34. A network node (300) for handling transmission of a representation of a speech signal from a first terminal device (200a) to a second terminal device (200b), the network node (300) comprising processing circuitry (310), the processing circuitry being configured to cause the network node (300) to: obtain an indication that the speech signal is to be transmitted from the first terminal device (200a) to the second terminal device (200b); obtain an indication of whether the first terminal device (200a) is to, when encoding the speech signal into the representation, convert the speech signal to a text signal or not before transmission to the second terminal device (200b), the indication being based on information of current network conditions between the first terminal device (200a) and the second terminal device (200b) and at least one of local ambient background noise at the first terminal device (200a) and local ambient background noise at the second terminal device (200b); and provide the indication to the first terminal device (200a).

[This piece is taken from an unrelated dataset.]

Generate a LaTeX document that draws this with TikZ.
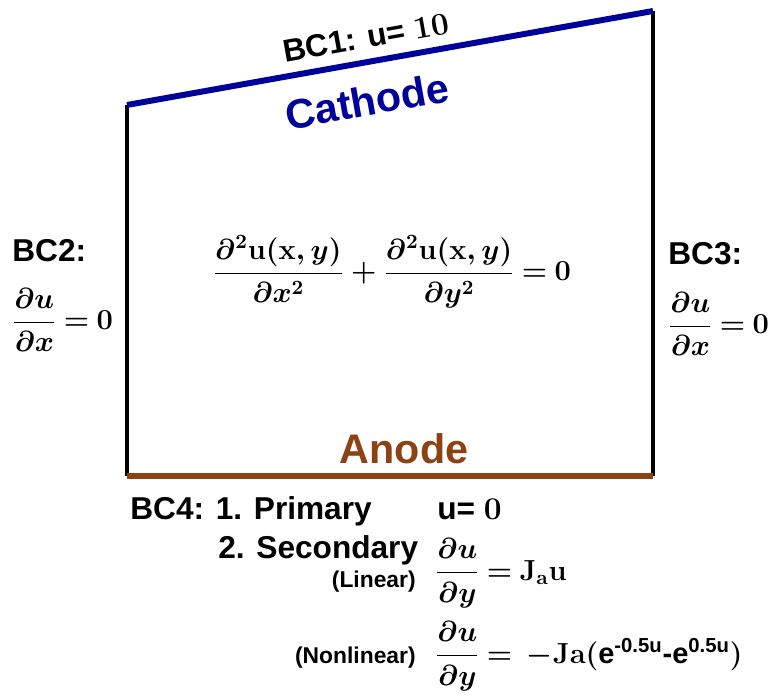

35. A computer program (920a) for transmitting a representation of a speech signal to a second terminal device (200b), the computer program comprising computer code which, when run on processing circuitry (210) of a first terminal device (200a), causes the first terminal device (200a) to: obtain (S102) a speech signal to be transmitted to the second terminal device (200b); obtain (S104) an indication of whether to, when encoding the speech signal into the representation, convert the speech signal to a text signal or not before transmission to the second terminal device (200b), the indication being based on information of local ambient background noise at the first terminal device (200a) and of current network conditions between the first terminal device (200a) and the second terminal device (200b); encode (S106) the speech signal into the representation of the speech signal as determined by the indication; and transmit (S108) the representation of the speech signal towards the second terminal device (200b).

36. A computer program (920b) for receiving a representation of a speech signal from a first terminal device (200a), the computer program comprising computer code which, when run on processing circuitry (310) of a second terminal device (200b), causes the second terminal device (200b) to: obtain (S204) the representation of the speech signal from the first terminal device (200a); obtain (S206) an indication of how to play out the speech signal, the indication being based on information of local ambient background noise at the second terminal device (200b) and of current network conditions between the first terminal device (200a) and the second terminal device (200b); and play out (S208) the speech signal in accordance with the indication.

37. A computer program (920c) for handling transmission of a representation of a speech signal from a first terminal device (200a) to a second terminal device (200b), the computer program comprising computer code which, when run on processing circuitry (910) of a network node (300), causes the network node (300) to: obtain (S302) an indication that the speech signal is to be transmitted from the first terminal device (200a) to the second terminal device (200b); obtain (S304) an indication of whether the first terminal device (200a) is to, when encoding the speech signal into the representation, convert the speech signal to a text signal or not before transmission to the second terminal device (200b), the indication being based on information of current network conditions between the first terminal device (200a) and the second terminal device (200b) and at least one of local ambient background noise at the first terminal device (200a) and local ambient background noise at the second terminal device (200b); and provide (S306) the indication of whether the first terminal device (200a) is to convert the speech signal to a text signal or not before transmission to the second terminal device (200b) to the first terminal device (200a). 38. A computer program product (910a, 910b, 910c) comprising a computer program (920a, 920b, 920c) according to at least one of claims 35, 36 and 37, and a computer readable storage medium (930) on which the computer program is stored.